FILE PHOTO: A screen shows Nikkei index after a ceremony marking the end of trading in 2021 at the Tokyo Stock Exchange (TSE) in Tokyo, Japan December 30, 2021. REUTERS/Kim Kyung-Hoon

January 4, 2022

By Lawrence Delevingne

BOSTON (Reuters) -Wall Street’s optimistic start to the New Year pushed some stocks, oil prices and the dollar higher, but investors dialled back risk-taking elsewhere as data showed U.S. manufacturing slowed last month and COVID-19 continued spreading.

The Dow Jones Industrial Average rose 236.73 points, or 0.65%, to 36,821.79 — a fresh record — while the S&P 500 lost 9.58 points, or 0.2%, to 4,786.98.

The technology-heavy Nasdaq Composite dropped 264.80 points, or 1.67%, to 15,568.00, a day after Apple Inc became the first company to hit a $3 trillion stock market value.

“While seats are filling up again on Wall Street, we think that market players will be slow to increase risk,” Scott Ladner, chief investment officer at Charlotte-based wealth management firm Horizon Investments, wrote in an email.

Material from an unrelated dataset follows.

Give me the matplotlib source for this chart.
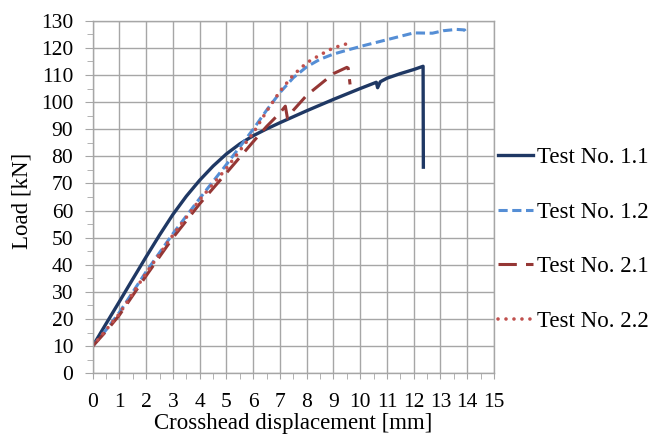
import matplotlib
matplotlib.use("Agg")
import matplotlib.pyplot as plt
from matplotlib.ticker import MultipleLocator

plt.rcParams["font.family"] = ["Liberation Serif", "DejaVu Serif"]

# ---- data ----
x_11 = [0, 0.5, 1, 1.5, 2, 2.5, 3, 3.5, 4, 4.5, 5, 5.5, 6, 6.5, 7, 8, 9, 10,
        10.6, 10.65, 10.75, 11, 11.5, 12, 12.35, 12.36]
y_11 = [10, 18.3, 26.5, 34.8, 43, 51, 58.6, 65.3, 71.2, 76.4, 80.9, 84.6,
        87.6, 90.1, 92.4, 96.8, 101, 105, 107.3, 105.3, 107.5, 108.8, 110.5,
        112, 113.2, 76]

x_12 = [0, 0.5, 1, 2, 3, 4, 5, 6, 6.5, 7, 7.5, 8, 8.5, 9, 9.6, 10.2, 11,
        12, 12.7, 13.1, 13.6, 13.9, 13.95]
y_12 = [10, 16, 22.5, 37.5, 51.5, 64.5, 77, 90, 97, 103.5, 109, 113,
        115.8, 117.7, 119.4, 121, 123, 125.5, 125.4, 126.3, 126.8, 126.6, 125.8]

x_21 = [0, 0.5, 1, 2, 3, 4, 5, 6, 6.5, 7, 7.2, 7.28, 7.5, 8, 8.5, 9, 9.5,
        9.55, 9.62]
y_21 = [10, 15.5, 21.5, 36, 50, 62.5, 73.9, 85.4, 91, 96, 98.5, 94, 97,
        102.5, 106.5, 110.5, 112.8, 112.5, 106.5]

x_22 = [0, 0.5, 1, 2, 3, 4, 5, 6, 6.5, 7, 7.5, 8, 8.5, 9, 9.5, 9.7]
y_22 = [10, 16, 22, 37, 51, 64, 75.6, 88.6, 96.6, 104, 110, 114.5, 117.4,
        120, 121.5, 121.2]

labels = ["Test No. 1.1", "Test No. 1.2", "Test No. 2.1", "Test No. 2.2"]

fig = plt.figure(figsize=(6.59, 4.36), dpi=100)
ax = fig.add_axes([0.1407, 0.1438, 0.6089, 0.8087])

ax.plot(x_11, y_11, color="#1F3864", lw=2.4, label=labels[0])
ax.plot(x_12, y_12, color="#558ED5", lw=2.2, ls=(0, (3, 1.5)), label=labels[1])
ax.plot(x_21, y_21, color="#953735", lw=2.2, ls=(0, (6, 3)), label=labels[2])
ax.plot(x_22, y_22, color="#C0504D", lw=2.6, ls=(0, (0.01, 2.2)),
        dash_capstyle="round", label=labels[3])

ax.set_xlim(0, 15)
ax.set_ylim(0, 130)
ax.xaxis.set_major_locator(MultipleLocator(1))
ax.xaxis.set_minor_locator(MultipleLocator(0.5))
ax.yaxis.set_major_locator(MultipleLocator(10))
ax.yaxis.set_minor_locator(MultipleLocator(5))

ax.grid(True, which="major", color="#A6A6A6", lw=1)
ax.set_axisbelow(True)
for s in ax.spines.values():
    s.set_color("#A6A6A6")
    s.set_linewidth(1)

ax.tick_params(axis="both", which="both", direction="out", color="#A6A6A6",
               labelsize=15.5)
ax.tick_params(axis="y", which="major", length=6, pad=8)
ax.tick_params(axis="y", which="minor", length=4)
ax.tick_params(axis="x", which="major", length=4, pad=10)
ax.tick_params(axis="x", which="minor", length=4)

ax.set_xlabel("Crosshead displacement [mm]", fontsize=16.5)
ax.set_ylabel("Load [kN]", fontsize=16.5)
ax.xaxis.set_label_coords(0.5, -0.112)
ax.yaxis.set_label_coords(-0.151, 0.49)

fig.legend(loc="center left", bbox_to_anchor=(0.756, 0.451), frameon=False,
           fontsize=16.5, handlelength=1.5, handletextpad=0.2,
           labelspacing=1.46, borderpad=0, borderaxespad=0)

fig.savefig("out.png", dpi=100)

The Institute for Supply Management said on Tuesday that its index of U.S. factory activity fell to 58.7 last month from 61.1 in November, the lowest tally since last January. Still, supply constraints are starting to ease and a measure of prices paid for inputs by factories fell by the most in a decade.

Global equities were also up earlier on Tuesday. The Euro STOXX 600 gained 0.82% to hit a record of 494.03 points, topping its previous all-time high on Monday. Asian stocks were on the front foot following Wall Street’s record highs on its first trading day of 2022, with MSCI’s gauge of Asia Pacific stocks outside Japan up around 0.4%.

The U.S. dollar rose against the Japanese yen to hit a five-year peak as investors anticipated the Omicron variant would not derail the global economy or delay the Federal Reserve’s expected rate hikes.

The dollar index edged up 0.074%, while the euro slipped 0.07% to $1.1286.

U.S. Treasury yields were also up as bond investors geared up for rate hikes from the Fed by mid-year to curb stubbornly high inflation.

Benchmark 10-year yields advanced to a six-week high of 1.6823%

Oil prices rose again on Tuesday as OPEC+ agreed to stick to its planned increase in oil output for February, sources from the group told Reuters, because it expects the Omicron variant to have a short-lived impact on demand.

U.S. crude was last 0.8% higher at $76.69 per barrel and Brent was at $79.67, up 0.87% on the day.

Gold consolidated above the key $1,800 per ounce level on Tuesday, after a sharp retreat in the last session.

Spot gold added 0.7% to $1,812.52 an ounce. U.S. gold futures gained 0.83% to $1,814.30 an ounce.